I might just have to try the Sam Spade. It's one of those genres that everyone should go out of their way to know.

I also commend to you Ann Leckie's Imperial Radch series. It was a delight and she chose "she" as the gender-neutral pronoun and it keeps whacking you upside the head with how many assumptions we make based on gender. Or at least I think so...


Jeff Shyluk said...

@ Never:

Dashiell Hammett was himself a Pinkerton Operative, more or less a hired gun, prior to WWI. His time as a gumshoe informs his early work, which is definitely worth the read. He invents and defines the hard-boiled detective in these stories, and the writing is terse, exciting, and to the point.

The Maltese Falcon, his only Sam Spade story, is the culmination and maturation of that style. It rises far above convention and goes well beyond being a mere genre piece, it's the finest American literature writ very large in letters of cold blood and hot lead. The movie is outstanding; the book transcends that by a wide margin. Sam Spade is a humanistic, flawed hero who is the essence of his era boiled down into the most cunning and resourceful animal a war veteran could ever be - and even with guns, fists, wit, and a couple of loyal friends, he's not quite the match for the fatalistic Wonderley, the diabolical Cairo, the furious Wilmer, and the inimitable Gutman, such a quartet of maladventurers that has never been seen before and has never been equalled afterwards. There are no more Sam Spade stories simply because once you've had the best, there's nowhere else you need to go.

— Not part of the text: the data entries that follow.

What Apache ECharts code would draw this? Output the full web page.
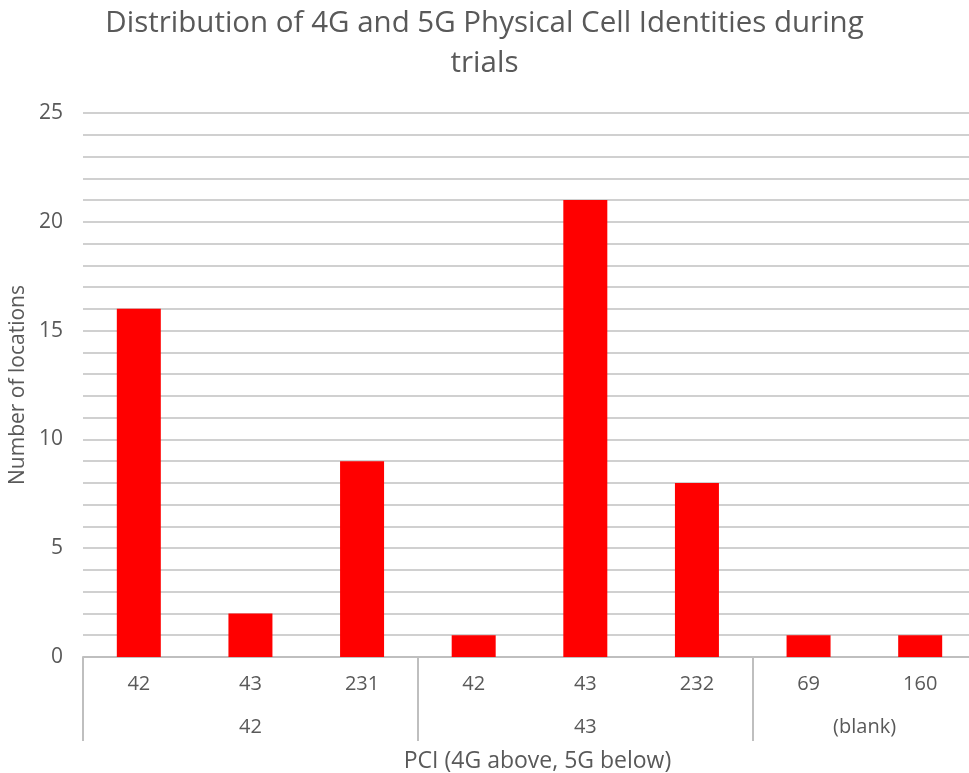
<!DOCTYPE html>
<html>
<head>
<meta charset="utf-8">
<script src="https://cdn.jsdelivr.net/npm/echarts@6/dist/echarts.min.js"></script>
<style>
  html, body { margin: 0; padding: 0; background: #fff; overflow: hidden; }
  #container_01 { width: 969px; height: 773px; }
</style>
</head>
<body>
<div id="container_01"></div>
<script>
// 5G PCI (lower row of labels), one per bar
const pci5g = ['42', '43', '231', '42', '43', '232', '69', '160'];
// 4G PCI groups (upper level of the data, shown as second row)
const pci4g = ['42', '43', '(blank)'];
const groupSize = [3, 3, 2];
// number of locations for each bar
const locations = [16, 2, 9, 1, 21, 8, 1, 1];

const yTicks = [0, 5, 10, 15, 20, 25];

// index of first bar in each group
let groupStart = [];
let n = 0;
for (let i = 0; i < groupSize.length; i++) {
    groupStart.push(n);
    n += groupSize[i];
}

var chartDom = document.getElementById('container_01');
var myChart = echarts.init(chartDom);
var textColor = '#595959';
var font = 'Open Sans';
var option;

option = {
    animation: false,
    title: {
        text: 'Distribution of 4G and 5G Physical Cell Identities during\ntrials',
        left: 'center',
        top: 0,
        padding: [4, 0, 5, 20],
        textStyle: {
            color: textColor,
            fontFamily: font,
            fontWeight: 'normal',
            fontSize: 29.5,
            lineHeight: 40
        }
    },
    grid: {
        left: 83,
        top: 113,
        width: 893,   // runs a little past the right edge of the picture
        height: 544,
        outerBoundsMode: 'none'
    },
    xAxis: [
        {
            type: 'category',
            data: pci5g,
            name: 'PCI (4G above, 5G below)',
            nameLocation: 'middle',
            nameGap: 93,
            nameTextStyle: { color: textColor, fontFamily: font, fontSize: 23, padding: [0, 0, 0, 16] },
            axisLine: { lineStyle: { color: '#bfbfbf', width: 2 } },
            axisTick: { show: false },
            axisLabel: { color: textColor, fontFamily: font, fontSize: 20, margin: 17 }
        },
        {
            type: 'category',
            data: pci5g,
            position: 'bottom',
            axisLine: { show: false },
            axisTick: {
                show: true,
                length: 84,
                interval: function (index) {
                    return groupStart.indexOf(index) >= 0;
                },
                lineStyle: { color: '#bfbfbf', width: 2 }
            },
            axisLabel: {
                color: textColor,
                fontFamily: font,
                fontSize: 20,
                margin: 60,
                interval: function (index) {
                    for (let g = 0; g < groupStart.length; g++) {
                        if (index === groupStart[g] + Math.floor((groupSize[g] - 1) / 2)) return true;
                    }
                    return false;
                },
                formatter: function (value, index) {
                    for (let g = 0; g < groupStart.length; g++) {
                        if (index === groupStart[g] + Math.floor((groupSize[g] - 1) / 2)) {
                            // even sized group: shift label by half a band
                            if (groupSize[g] % 2 === 0) return '{s|' + pci4g[g] + '}';
                            return pci4g[g];
                        }
                    }
                    return '';
                },
                rich: {
                    s: { color: textColor, fontFamily: font, fontSize: 20, padding: [0, 0, 0, 112] }
                }
            }
        }
    ],
    yAxis: {
        type: 'value',
        min: 0,
        max: 25,
        interval: 1,
        name: 'Number of locations',
        nameLocation: 'middle',
        nameGap: 50,
        nameTextStyle: { color: textColor, fontFamily: font, fontSize: 21 },
        axisLine: { show: false },
        axisTick: { show: false },
        axisLabel: {
            color: textColor,
            fontFamily: font,
            fontSize: 21,
            margin: 20,
            formatter: function (value) {
                return yTicks.indexOf(value) >= 0 ? value : '';
            }
        },
        splitLine: { lineStyle: { color: '#d0d0d0', width: 2 } }
    },
    series: [
        {
            name: 'Locations',
            type: 'bar',
            barWidth: 44,
            itemStyle: { color: '#ff0000' },
            data: locations
        }
    ]
};

option && myChart.setOption(option);
</script>
</body>
</html>
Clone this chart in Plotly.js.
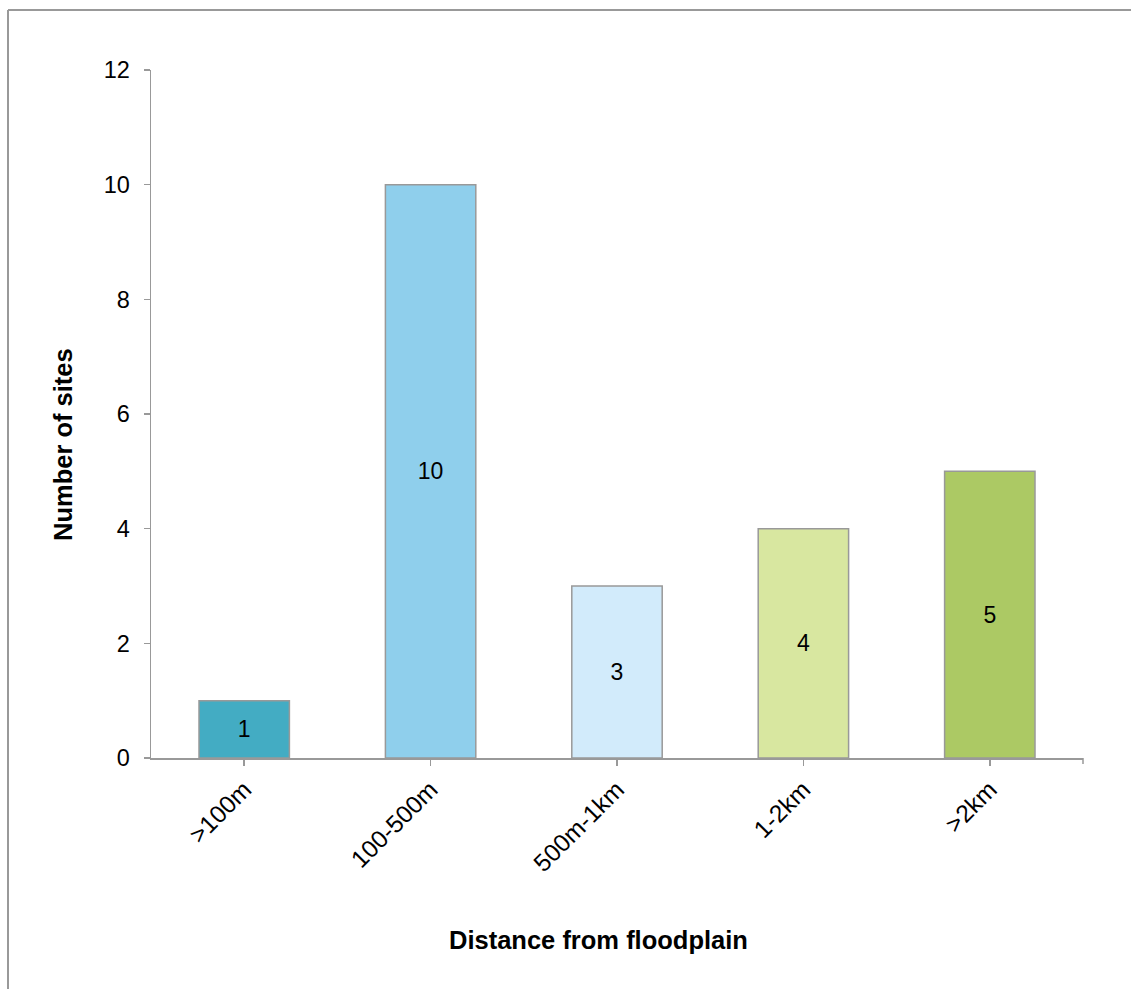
<!DOCTYPE html>
<html>
<head>
<meta charset="utf-8">
<script src="https://cdn.plot.ly/plotly-3.0.1.min.js"></script>
<style>html,body{margin:0;padding:0;background:#fff;}#chart{width:1131px;height:989px;}</style>
</head>
<body>
<div id="chart"></div>
<script>
const categories = [">100m", "100-500m", "500m-1km", "1-2km", ">2km"];
const siteCounts = [1, 10, 3, 4, 5];
const barColors = ["#43ACC3", "#8FCFEC", "#D2EBFB", "#D8E7A0", "#ACC964"];
const yTickValues = [0, 2, 4, 6, 8, 10, 12];

const W = 1131, H = 989;
const m = {l: 151, r: 48, t: 70, b: 231};
const pw = W - m.l - m.r, ph = H - m.t - m.b;
const px = x => (x - m.l) / pw;
const py = y => 1 - (y - m.t) / ph;

const trace = {
  type: "bar",
  x: categories,
  y: siteCounts,
  text: siteCounts.map(String),
  textposition: "inside",
  insidetextanchor: "middle",
  textangle: 0,
  textfont: {family: "Liberation Sans, Arial, sans-serif", size: 23, color: "#000"},
  marker: {color: barColors, line: {color: "#999999", width: 1.5}},
  width: 0.485,
  hoverinfo: "skip"
};

const layout = {
  width: W, height: H,
  margin: m,
  paper_bgcolor: "#fff", plot_bgcolor: "#fff",
  showlegend: false,
  font: {family: "Liberation Sans, Arial, sans-serif", size: 23, color: "#000"},
  xaxis: {
    type: "category",
    range: [-0.5, 4.5],
    showline: true, linecolor: "#999999", linewidth: 1.5,
    ticks: "outside", ticklen: 6, tickcolor: "#999999", tickwidth: 1.5,
    tickangle: -45,
    tickfont: {size: 24.5},
    ticklabelstandoff: 0,
    showgrid: false, zeroline: false, fixedrange: true
  },
  yaxis: {
    range: [0, 12],
    tickvals: yTickValues,
    showline: true, linecolor: "#999999", linewidth: 1.5,
    ticks: "outside", ticklen: 6, tickcolor: "#999999", tickwidth: 1.5,
    tickfont: {size: 23.5},
    ticklabelstandoff: 9,
    showgrid: false, zeroline: false, fixedrange: true
  },
  annotations: [
    {text: "<b>Number of sites</b>", xref: "paper", yref: "paper", x: px(63), y: py(445),
     textangle: -90, showarrow: false, xanchor: "center", yanchor: "middle",
     font: {family: "Liberation Sans, Arial, sans-serif", size: 25.5, color: "#000"}},
    {text: "<b>Distance from floodplain</b>", xref: "paper", yref: "paper", x: px(598), y: py(940),
     showarrow: false, xanchor: "center", yanchor: "middle",
     font: {family: "Liberation Sans, Arial, sans-serif", size: 25.5, color: "#000"}}
  ],
  shapes: [
    {type: "line", xref: "paper", yref: "paper", x0: 1, x1: 1, y0: 0, y1: py(764), line: {color: "#999999", width: 1.5}},
    {type: "line", xref: "paper", yref: "paper", x0: px(8), x1: px(8), y0: py(1000), y1: py(10), line: {color: "#999999", width: 2}},
    {type: "line", xref: "paper", yref: "paper", x0: px(8), x1: px(1140), y0: py(10), y1: py(10), line: {color: "#999999", width: 2}}
  ]
};

Plotly.newPlot("chart", [trace], layout, {displayModeBar: false, staticPlot: true});
</script>
</body>
</html>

Hammett did follow up The Maltese Falcon with the Thin Man which goes off in a different direction than the rest of his novels. Very readable, breezy, bright, and as completely cynical as an ingot of lead is filled with lead. There's also the Glass Key, which although a standard detective story, ends up being a strong meditation on the concepts of loyalty and friendship cast against the forces of life and death.

Hammett did a lot of genre-building, but his standout works rise far above genre itself. Those books haven't been equalled except perhaps by Raymond Chandler, and then I'd say no-one after that save Philip K Dick.

Earl J. Woods said...

I have indeed read Ann Leckie's Radch novels, and came away with the same lesson you did about assumptions. She has a new one out, though I don't think it's part of the Radch series.

I can only echo Jeff's comments about Hammett; I'll be reading The Glass Key and The Thin Man this year to round out my coverage of his works.